The Modern Way in 2026: CSS Invisibility
The modern, elegant solution is the pointer-events property. It allows us to control exactly how an element responds to mouse, touch, and stylus events. By setting pointer-events: none, you effectively turn the element into a "ghost." The mouse passes right through it to whatever is underneath, while the element remains perfectly visible to the eye.
This is incredibly useful when creating trendy UI styles like glassmorphism with backdrop-filter, where you might have blurry decorative layers floating over your content. If you are experimenting with complex visuals like masking and compositing, you will often find that your mask layer blocks the actual interactive content. That is where pointer-events saves the day.

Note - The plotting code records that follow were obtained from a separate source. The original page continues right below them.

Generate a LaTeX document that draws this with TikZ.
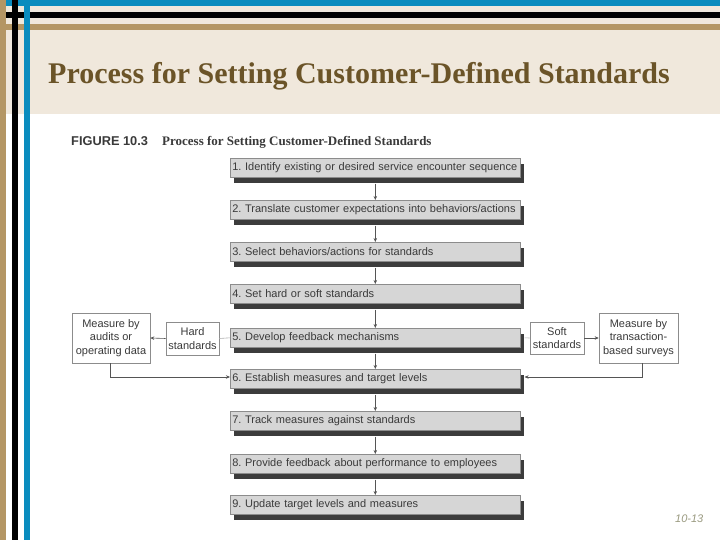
\documentclass[tikz,border=0pt]{standalone}
\usepackage{fontspec}
\setmainfont{Liberation Serif}
\setsansfont{Liberation Sans}
\usetikzlibrary{arrows.meta,shadows}
\definecolor{beige}{HTML}{F0E8DC}
\definecolor{tanline}{HTML}{B49664}
\definecolor{blueline}{HTML}{0A8CBE}
\definecolor{titlecol}{HTML}{6B5428}
\definecolor{boxfill}{HTML}{D6D6D6}
\definecolor{boxdraw}{HTML}{8C8C8C}
\definecolor{shadowgray}{HTML}{3C3C3C}
\definecolor{txt}{HTML}{3A3A3A}
\definecolor{linegray}{HTML}{555555}
\definecolor{pagecol}{HTML}{9A9A80}
\tikzset{
  stepbox/.style={draw=boxdraw, fill=boxfill, line width=0.6pt, anchor=north west,
    text width=286pt, inner xsep=2pt, inner ysep=0pt, minimum height=19pt, align=left,
    font=\sffamily\fontsize{11}{12}\selectfont\frenchspacing, text=txt,
    drop shadow={shadow xshift=4pt, shadow yshift=-6pt, fill=shadowgray, opacity=1}},
  sidebox/.style={draw=boxdraw, fill=white, line width=0.6pt, align=center,
    font=\sffamily\fontsize{11}{13.3}\selectfont, text=txt, inner sep=1pt},
  arr/.style={draw=linegray, line width=0.6pt, -{Stealth[length=4pt,width=3.5pt]}},
  plain/.style={draw=boxdraw!70, line width=0.6pt},
}
\begin{document}
\begin{tikzpicture}[x=1pt,y=-1pt]
\useasboundingbox (0,0) rectangle (720,540);
% background
\fill[beige] (0,0) rectangle (720,114);
\fill[white] (0,114) rectangle (720,540);
\fill[beige] (0,0) rectangle (30,114);
% horizontal lines
\fill[blueline] (0,0) rectangle (720,6);
\fill[black] (0,12) rectangle (720,18);
\fill[tanline] (0,24) rectangle (720,30);
% vertical lines
\fill[tanline] (0,0) rectangle (6,540);
\fill[black] (12,0) rectangle (18,540);
\fill[blueline] (24,0) rectangle (30,540);
% title
\node[anchor=base west, text=titlecol, font=\bfseries\fontsize{30}{34}\selectfont, inner sep=0pt, xscale=1.0] (title) at (48,84) {Process for Setting Customer-Defined Standards};
% caption
\node[anchor=base west, inner sep=0pt, text=txt, font=\sffamily\bfseries\fontsize{12.8}{14}\selectfont] (fig) at (71,146) {FIGURE 10.3};
\node[anchor=base west, inner sep=0pt, text=txt, font=\bfseries\fontsize{13}{14}\selectfont] (cap) at (162,146) {Process for Setting Customer-Defined Standards};
% steps
\node[stepbox] (s1) at (230,158) {1. Identify existing or desired service encounter sequence};
\node[stepbox] (s2) at (230,200) {2. Translate customer expectations into behaviors/actions};
\node[stepbox] (s3) at (230,242) {3. Select behaviors/actions for standards};
\node[stepbox] (s4) at (230,284) {4. Set hard or soft standards};
\node[stepbox] (s5) at (230,328) {5. Develop feedback mechanisms};
\node[stepbox] (s6) at (230,369) {6. Establish measures and target levels};
\node[stepbox] (s7) at (230,411) {7. Track measures against standards};
\node[stepbox] (s8) at (230,454) {8. Provide feedback about performance to employees};
\node[stepbox] (s9) at (230,495) {9. Update target levels and measures};
\foreach \a/\b in {s1/s2,s2/s3,s3/s4,s4/s5,s5/s6,s6/s7,s7/s8,s8/s9}
  \draw[arr] ([yshift=-6pt]\a.south) -- (\b.north);
% side boxes
\node[sidebox, minimum width=53pt, minimum height=33pt] (hard) at (192.5,338.5) {Hard\\standards};
\node[sidebox, minimum width=78pt, minimum height=50pt] (maud) at (111,338) {Measure by\\audits or\\operating data};
\node[sidebox, minimum width=54pt, minimum height=32pt] (soft) at (557,338) {Soft\\standards};
\node[sidebox, minimum width=79pt, minimum height=50pt] (mtrans) at (638.5,338) {Measure by\\transaction-\\based surveys};
\draw[plain] (s5.west) -- (hard.east);
\draw[arr] (hard.west) -- (maud.east);
\draw[plain] ([xshift=4pt]s5.east) -- (soft.west);
\draw[arr] (soft.east) -- (mtrans.west);
\coordinate (c6l) at (230,377);
\draw[arr] ([xshift=-1pt]maud.south) |- (s6.west |- c6l);
\draw[arr] ([xshift=3.5pt]mtrans.south) |- ([xshift=4pt]s6.east |- c6l);
% page number
\node[anchor=base west, inner sep=0pt, text=pagecol, font=\sffamily\itshape\fontsize{11}{12}\selectfont] (pg) at (675,522) {10-13};
\end{tikzpicture}
\end{document}
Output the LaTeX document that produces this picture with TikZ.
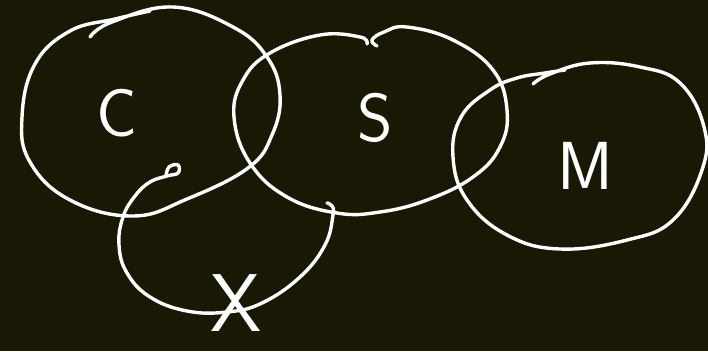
\documentclass[tikz,border=0pt]{standalone}
\definecolor{board}{RGB}{25,24,4}
\begin{document}
\begin{tikzpicture}[x = 1pt, y = -1pt,
        chalk/.style = {draw = white, line width = 3.4pt, line cap = round, line join = round},
        letter/.style = {text = white, inner sep = 0pt, font = \sffamily\fontsize{68}{68}\selectfont}]
        \fill[board] (0, 0) rectangle (708, 351);
        \useasboundingbox (0, 0) rectangle (708, 351);
        % sets
        \draw[chalk] plot[smooth, tension = 0.7] coordinates {(90, 37) (112, 22) (173, 7) (233, 27) (267, 57) (280, 95) (272, 135) (248, 168) (187, 199) (133, 216) (70, 200) (30, 162) (22, 117) (35, 64) (70, 31) (115, 19) (150, 11)};
        \draw[chalk] plot[smooth, tension = 0.7] coordinates {(377, 46) (372, 40) (384, 32) (407, 27) (453, 40) (493, 70) (507, 110) (500, 147) (473, 177) (427, 200) (380, 212) (337, 213) (287, 197) (250, 163) (234, 117) (243, 80) (270, 53) (320, 35) (360, 37) (367, 44)};
        \draw[chalk] plot[smooth, tension = 0.7] coordinates {(533, 84) (550, 74) (590, 63) (640, 67) (680, 83) (704, 127) (702, 170) (673, 220) (627, 240) (560, 249) (507, 235) (467, 200) (453, 157) (461, 117) (490, 90) (517, 78) (545, 73) (565, 70)};
        \draw[chalk] plot[smooth, tension = 0.7] coordinates {(166, 176) (169, 167) (178, 165) (178, 173) (167, 176) (150, 182) (135, 196) (123, 217) (119, 245) (127, 273) (150, 297) (187, 311) (227, 312) (262, 303) (300, 277) (325, 245) (333, 215) (332, 206) (327, 203)};
        % labels
        \node[letter] (c) at (117, 113) {C};
        \node[letter] (s) at (375, 118) {S};
        \node[letter] (m) at (585, 166) {M};
        \node[letter, font = \sffamily\fontsize{82}{82}\selectfont] (x) at (236, 303) {X};
    \end{tikzpicture}
\end{document}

The most common values you will use are:
- none: The element is never the target of pointer events. The click "falls through" to the element below.
- auto: The default behavior. The element behaves as it normally would.
Ready-to-use Code Snippet
Here is a practical example. Imagine a product card where we have a "Sold Out" overlay that should be visible, but we still want the user to be able to click a "Notify Me" link hidden behind it, or simply allow the hover effects of the card to trigger.
/* The container that holds everything */
.card-container {
position: relative;
width: 300px;
height: 200px;
}
/* The actual interactive content */
.card-content {
background: #f4f4f4;
padding: 20px;
height: 100%;
}
/* The "Sold Out" overlay that shouldn't block clicks */
.overlay-decoration {
position: absolute;
top: 0;
left: 0;
width: 100%;
height: 100%;
background: rgba(0, 0, 0, 0.2);
display: flex;
align-items: center;
justify-content: center;
font-weight: bold;
color: white;
/* The magic line: clicks pass right through this! */
pointer-events: none;
}
/* Ensure children can still be interactive if needed */
.overlay-decoration .interactive-button {
pointer-events: auto;
}
Common Beginner Mistake
The biggest mistake developers make is thinking that pointer-events: none is a security feature. It is not. Just because a user can't click an element doesn't mean it's inaccessible. Users can still navigate to buttons using the Tab key or other assistive technologies. If you need to truly disable a button, use the disabled attribute in HTML.
Another "gotcha" is inheritance. If you set pointer-events: none on a parent container, all its children will also stop responding to clicks unless you explicitly set them back to pointer-events: auto. It is a powerful tool, but like a sharp chef's knife, you need to watch where you're pointing it!